More than £3m is being invested in the crewless Pacific 24 boat – and other autonomous small craft technology. The boats could operate individually – or in groups – racing over the ocean at speeds of up to 38 knots (nearly 44mph). The boat has been the backbone of sea boat operations from Royal Navy warships for more than a quarter of a century, with the latest variant, the Mark 4, introduced four years ago.

The boats are fundamental to life-saving search-and-rescue duties, serve as the springboard for commandos and sailors on board-and-search operations looking for drugs in the Caribbean and Middle East, and ferry personnel and stores between ships or from ship to shore. But there may be occasions when a crewless vessel might perform the same, similar, or even entirely new missions.

Minister for Defence Procurement Jeremy Quin said: “Commencing the trials of the crewless Pacific 24 boat is an important stepping stone in the Royal Navy’s development of its autonomous capability to ensure our fleet remains at the forefront of military innovation and technology, ready to meet the evolving threats of modern warfare.”

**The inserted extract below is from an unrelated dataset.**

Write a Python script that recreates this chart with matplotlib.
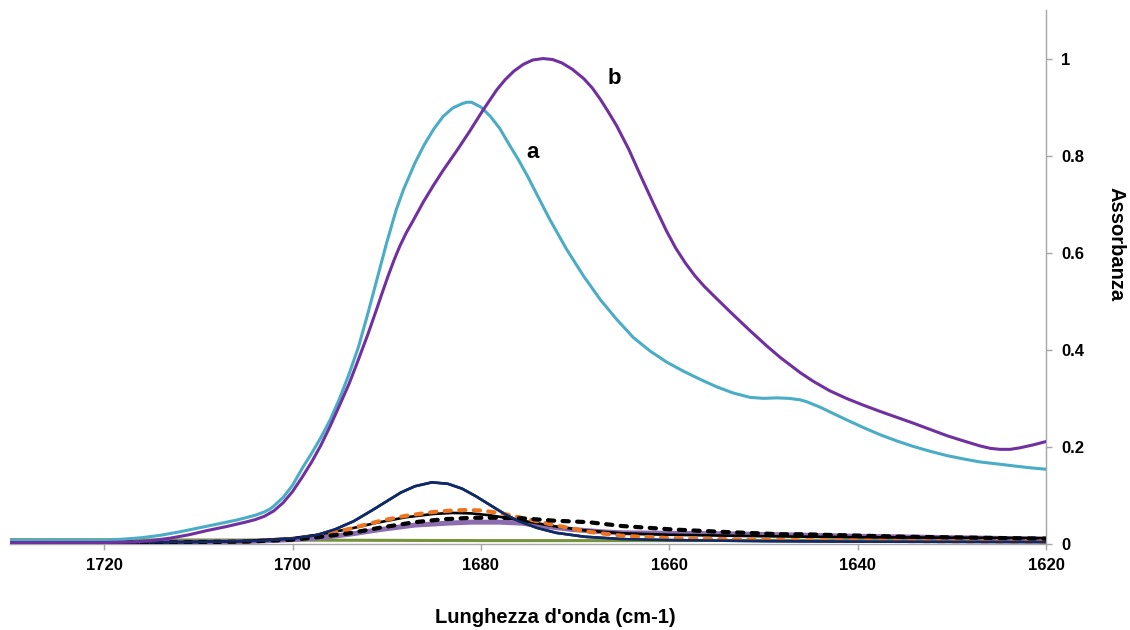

The crewless Pacific 24 is sponsored by NavyX – the specialist wing of the Royal Navy dedicated to rapidly developing, testing and trialling cutting-edge and new technologies for use on the front line.

The team has worked in partnership with BAE Systems, who build the Pacific 24 in Portsmouth, to commission the new boat.

A prototype, controlled from frigate HMS Argyll, debuted at the DSEI defence/technology showcase in London last September, since when BAE and the Navy have pressed ahead with a working model fit for the front line.